• WORK INSTRUCTIONS
Output the full listing below exactly as it reads, and skip anything that is a picture.

..........

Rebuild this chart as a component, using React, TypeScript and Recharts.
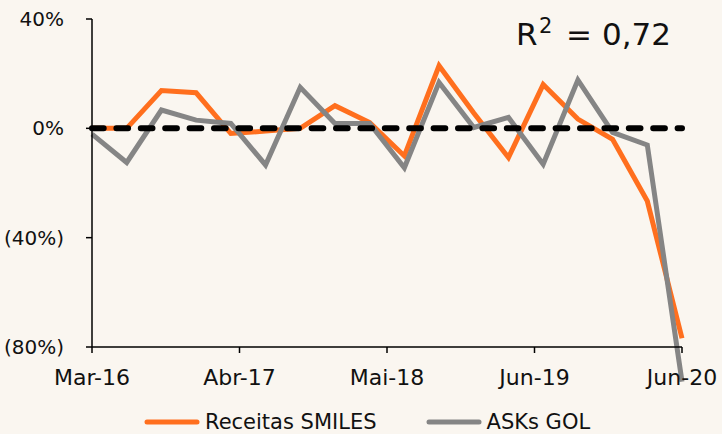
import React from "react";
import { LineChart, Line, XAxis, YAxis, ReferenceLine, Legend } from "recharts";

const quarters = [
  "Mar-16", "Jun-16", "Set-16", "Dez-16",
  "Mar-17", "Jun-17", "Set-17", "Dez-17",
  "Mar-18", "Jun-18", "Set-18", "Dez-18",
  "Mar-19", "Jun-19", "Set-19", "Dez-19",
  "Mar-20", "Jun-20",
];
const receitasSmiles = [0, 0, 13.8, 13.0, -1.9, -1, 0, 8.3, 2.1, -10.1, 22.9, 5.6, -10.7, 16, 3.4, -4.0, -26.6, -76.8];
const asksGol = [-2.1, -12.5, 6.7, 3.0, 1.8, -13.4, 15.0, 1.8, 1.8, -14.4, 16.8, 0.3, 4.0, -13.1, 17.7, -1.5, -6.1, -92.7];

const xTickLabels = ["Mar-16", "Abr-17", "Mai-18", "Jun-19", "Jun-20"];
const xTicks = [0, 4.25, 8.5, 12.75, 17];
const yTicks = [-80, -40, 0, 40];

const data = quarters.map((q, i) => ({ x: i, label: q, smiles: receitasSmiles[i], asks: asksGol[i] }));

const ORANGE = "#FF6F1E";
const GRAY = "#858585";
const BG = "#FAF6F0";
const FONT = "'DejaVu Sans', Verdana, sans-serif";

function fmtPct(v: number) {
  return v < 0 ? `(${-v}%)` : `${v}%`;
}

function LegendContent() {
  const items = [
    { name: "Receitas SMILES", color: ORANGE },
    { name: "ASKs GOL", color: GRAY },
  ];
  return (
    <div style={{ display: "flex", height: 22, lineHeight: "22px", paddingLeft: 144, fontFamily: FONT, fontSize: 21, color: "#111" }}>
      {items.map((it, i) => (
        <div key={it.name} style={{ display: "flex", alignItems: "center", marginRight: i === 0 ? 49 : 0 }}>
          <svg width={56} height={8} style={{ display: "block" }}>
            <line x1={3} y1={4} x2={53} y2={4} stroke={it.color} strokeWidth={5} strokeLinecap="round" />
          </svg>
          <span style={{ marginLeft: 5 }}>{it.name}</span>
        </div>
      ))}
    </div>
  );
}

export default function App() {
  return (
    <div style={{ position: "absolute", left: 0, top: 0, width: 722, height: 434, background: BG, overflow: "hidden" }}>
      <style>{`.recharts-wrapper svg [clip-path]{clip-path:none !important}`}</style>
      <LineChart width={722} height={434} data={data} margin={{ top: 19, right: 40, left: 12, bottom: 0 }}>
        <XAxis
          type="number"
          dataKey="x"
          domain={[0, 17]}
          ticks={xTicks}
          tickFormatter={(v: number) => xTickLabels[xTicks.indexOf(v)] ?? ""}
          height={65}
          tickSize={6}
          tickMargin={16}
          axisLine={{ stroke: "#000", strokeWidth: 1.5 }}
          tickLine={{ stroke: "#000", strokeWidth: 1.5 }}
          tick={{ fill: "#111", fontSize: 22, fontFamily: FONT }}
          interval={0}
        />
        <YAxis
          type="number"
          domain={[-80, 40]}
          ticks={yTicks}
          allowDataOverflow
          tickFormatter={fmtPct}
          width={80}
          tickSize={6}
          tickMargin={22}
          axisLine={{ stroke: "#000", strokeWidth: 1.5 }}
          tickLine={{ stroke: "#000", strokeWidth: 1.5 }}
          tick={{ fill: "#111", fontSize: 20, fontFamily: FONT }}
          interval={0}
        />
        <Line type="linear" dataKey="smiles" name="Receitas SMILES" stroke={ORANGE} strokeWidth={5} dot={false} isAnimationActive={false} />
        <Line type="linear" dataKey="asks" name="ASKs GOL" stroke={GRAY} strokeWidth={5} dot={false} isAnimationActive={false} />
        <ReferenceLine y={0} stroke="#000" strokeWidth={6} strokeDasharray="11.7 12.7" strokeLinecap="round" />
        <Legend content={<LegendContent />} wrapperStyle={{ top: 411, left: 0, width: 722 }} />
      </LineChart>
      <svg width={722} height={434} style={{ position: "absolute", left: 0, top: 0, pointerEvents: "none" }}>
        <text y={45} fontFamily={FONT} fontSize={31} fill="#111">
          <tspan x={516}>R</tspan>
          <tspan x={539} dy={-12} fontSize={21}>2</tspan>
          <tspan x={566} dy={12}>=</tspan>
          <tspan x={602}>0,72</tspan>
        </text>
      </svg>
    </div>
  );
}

..........

• RESULT
Rebuild this chart as a component, using React, TypeScript and Recharts.
import React from "react";
import { LineChart, Line, XAxis, YAxis, ReferenceLine, Legend } from "recharts";

const quarters = [
  "Mar-16", "Jun-16", "Set-16", "Dez-16",
  "Mar-17", "Jun-17", "Set-17", "Dez-17",
  "Mar-18", "Jun-18", "Set-18", "Dez-18",
  "Mar-19", "Jun-19", "Set-19", "Dez-19",
  "Mar-20", "Jun-20",
];
const receitasSmiles = [0, 0, 13.8, 13.0, -1.9, -1, 0, 8.3, 2.1, -10.1, 22.9, 5.6, -10.7, 16, 3.4, -4.0, -26.6, -76.8];
const asksGol = [-2.1, -12.5, 6.7, 3.0, 1.8, -13.4, 15.0, 1.8, 1.8, -14.4, 16.8, 0.3, 4.0, -13.1, 17.7, -1.5, -6.1, -92.7];

const xTickLabels = ["Mar-16", "Abr-17", "Mai-18", "Jun-19", "Jun-20"];
const xTicks = [0, 4.25, 8.5, 12.75, 17];
const yTicks = [-80, -40, 0, 40];

const data = quarters.map((q, i) => ({ x: i, label: q, smiles: receitasSmiles[i], asks: asksGol[i] }));

const ORANGE = "#FF6F1E";
const GRAY = "#858585";
const BG = "#FAF6F0";
const FONT = "'DejaVu Sans', Verdana, sans-serif";

function fmtPct(v: number) {
  return v < 0 ? `(${-v}%)` : `${v}%`;
}

function LegendContent() {
  const items = [
    { name: "Receitas SMILES", color: ORANGE },
    { name: "ASKs GOL", color: GRAY },
  ];
  return (
    <div style={{ display: "flex", height: 22, lineHeight: "22px", paddingLeft: 144, fontFamily: FONT, fontSize: 21, color: "#111" }}>
      {items.map((it, i) => (
        <div key={it.name} style={{ display: "flex", alignItems: "center", marginRight: i === 0 ? 49 : 0 }}>
          <svg width={56} height={8} style={{ display: "block" }}>
            <line x1={3} y1={4} x2={53} y2={4} stroke={it.color} strokeWidth={5} strokeLinecap="round" />
          </svg>
          <span style={{ marginLeft: 5 }}>{it.name}</span>
        </div>
      ))}
    </div>
  );
}

export default function App() {
  return (
    <div style={{ position: "absolute", left: 0, top: 0, width: 722, height: 434, background: BG, overflow: "hidden" }}>
      <style>{`.recharts-wrapper svg [clip-path]{clip-path:none !important}`}</style>
      <LineChart width={722} height={434} data={data} margin={{ top: 19, right: 40, left: 12, bottom: 0 }}>
        <XAxis
          type="number"
          dataKey="x"
          domain={[0, 17]}
          ticks={xTicks}
          tickFormatter={(v: number) => xTickLabels[xTicks.indexOf(v)] ?? ""}
          height={65}
          tickSize={6}
          tickMargin={16}
          axisLine={{ stroke: "#000", strokeWidth: 1.5 }}
          tickLine={{ stroke: "#000", strokeWidth: 1.5 }}
          tick={{ fill: "#111", fontSize: 22, fontFamily: FONT }}
          interval={0}
        />
        <YAxis
          type="number"
          domain={[-80, 40]}
          ticks={yTicks}
          allowDataOverflow
          tickFormatter={fmtPct}
          width={80}
          tickSize={6}
          tickMargin={22}
          axisLine={{ stroke: "#000", strokeWidth: 1.5 }}
          tickLine={{ stroke: "#000", strokeWidth: 1.5 }}
          tick={{ fill: "#111", fontSize: 20, fontFamily: FONT }}
          interval={0}
        />
        <Line type="linear" dataKey="smiles" name="Receitas SMILES" stroke={ORANGE} strokeWidth={5} dot={false} isAnimationActive={false} />
        <Line type="linear" dataKey="asks" name="ASKs GOL" stroke={GRAY} strokeWidth={5} dot={false} isAnimationActive={false} />
        <ReferenceLine y={0} stroke="#000" strokeWidth={6} strokeDasharray="11.7 12.7" strokeLinecap="round" />
        <Legend content={<LegendContent />} wrapperStyle={{ top: 411, left: 0, width: 722 }} />
      </LineChart>
      <svg width={722} height={434} style={{ position: "absolute", left: 0, top: 0, pointerEvents: "none" }}>
        <text y={45} fontFamily={FONT} fontSize={31} fill="#111">
          <tspan x={516}>R</tspan>
          <tspan x={539} dy={-12} fontSize={21}>2</tspan>
          <tspan x={566} dy={12}>=</tspan>
          <tspan x={602}>0,72</tspan>
        </text>
      </svg>
    </div>
  );
}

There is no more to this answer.